D’altra parte la figura di Letta non ha mai brillato per carisma e capacità di attrarre tutti sotto un’unica bandiera. Era sereno già prima che glielo suggerisse Renzi e lo è tuttora, più uno studioso di politica che un politico. La sua mancanza di incisività non è una novità: c’è un gran darsi da fare composto, com’è nell’indole del personaggio, ma le sue uscite risultano sempre intempestive e fiacche. Il voto ai sedicenni da lui proposto non ha sollevato alcun interesse, perché non è questo il momento di fare riforme che non abbiano una ricaduta sulla ripresa economica. L’ultima sortita appare addirittura improvvida. L’intenzione era quella di piantare una bandierina su un moderatissimo aumento nella tassazione delle successioni e delle donazioni, tanto per contrastare i continui sbandieramenti di Salvini. Anche se nei contenuti la cosa era sacrosanta, sia per l’effetto redistributivo che per ridurre simbolicamente l’enorme divario col resto d’Europa (in Italia sarebbe passata dal 4 al 5% mentre in Germania vige il 30% ed in Francia addirittura il 45%). Letta non ha però considerato che la proposta avrebbe messo in difficoltà Draghi, il quale l’ha per il momento bocciata in malo modo sia pure riservando lo stesso trattamento alla richiesta della flat tax, pervenutagli nel frattempo dalla destra.

Il rifiuto di Draghi era in realtà prevedibile per la semplice ragione che, accettando la proposta di Letta, avrebbe turbato il difficile equilibrio che sta mantenendo su un tema cruciale, equilibrio che Draghi dovrà necessariamente rompere quando metterà mano alla riforma fiscale da lui esplicitamente orientata verso la progressività sin dal discorso di insediamento.

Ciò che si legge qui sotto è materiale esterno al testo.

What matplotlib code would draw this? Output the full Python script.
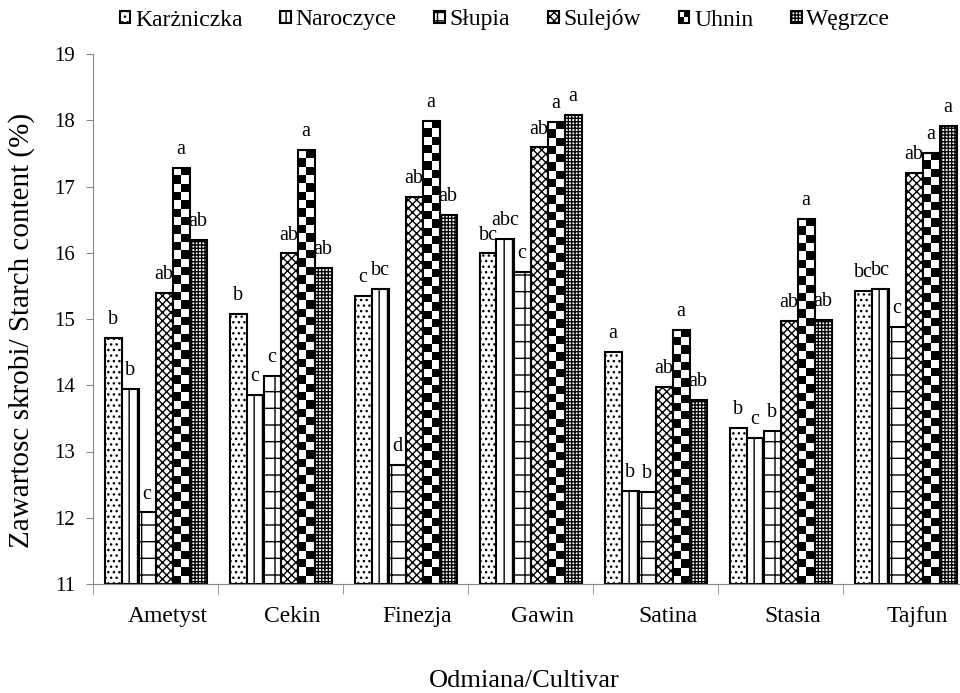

In quella occasione Salvini non mosse alcuna obiezione perché la Lega si accingeva a sostenere il nuovo governo ma, come stiamo vedendo, non perde occasione per tornare sulla flat tax, che sarà forse il pretesto per lasciare il governo ergendosi a paladino dei contribuenti vessati.

È evidente, ed avrebbe dovuto pensarlo anche Letta, che Draghi piazzerà questa riforma decisiva non prima che arrivino concreti segnali di ripresa a conferma della validità del percorso intrapreso dal suo governo. Solo a quel punto Draghi potrà mettere mano alle famose riforme, agitando lo spettro del diniego dei finanziamenti da parte dell’Europa che le pretende. I partiti che non le voteranno dovranno assumersi la responsabilità dell’enorme danno arrecato al Paese. È però prevedibile che queste riforme siano più vicine all’impostazione del PD, più in sintonia con le condizioni che l’Europa porrà per dare corso ai finanziamenti. È per questo che la mossa di Letta è fuori tempo pur nella validità del suo contenuto. Dopo il rifiuto di Draghi il PD ha dovuto battere in ritirata ribadendo però che il disegno è soltanto rinviato alla prossima legislatura. Auguriamoci invece che prima di allora sopravvenga una riforma fiscale complessiva almeno accettabile sotto il profilo redistributivo.

Oggi al PD non resta che assecondare l’operato di Draghi, sottolineando a fini propagandistici tutte le scelte vicine alla propria visione ma stando attento a non ostacolarlo, perché solo Draghi potrà evitare che il Paese finisca nelle grinfie di questa destra.

Alle prossime elezioni ci dovrebbe andare Draghi a capo di uno schieramento politico in cui il PD potrà avere la parte preminente. Questo obiettivo non sarà centrato, se il PD inizierà, per contrastare la Lega, a forzare la mano a Draghi. Il PD potrà, e farebbe bene a farlo con la massima incisività, attaccare la destra sulle tematiche nelle quali è più debole e vulnerabile, come l’approvazione del decreto Zan. Oppure contestare con puntualità e senza remore tutti gli episodi di malaffare, e sono tanti, che giorno dopo giorno emergono a carico di leghisti, o ancora alle malefatte dei neofascisti vicini a Fdl, che non mancano mai.

Prima di alzare la posta politica il PD dovrà ricostruire una direzione omogenea e dinamica, avvalendosi delle personalità già esistenti al suo interno ma non abbastanza valorizzate, come Giuseppe Provenzano, Fabrizio Barca, Gianni Cuperlo e soprattutto la vice di Bonaccini, Elly Schlein, che farebbe sicuramente breccia nell’elettorato femminile e non solo.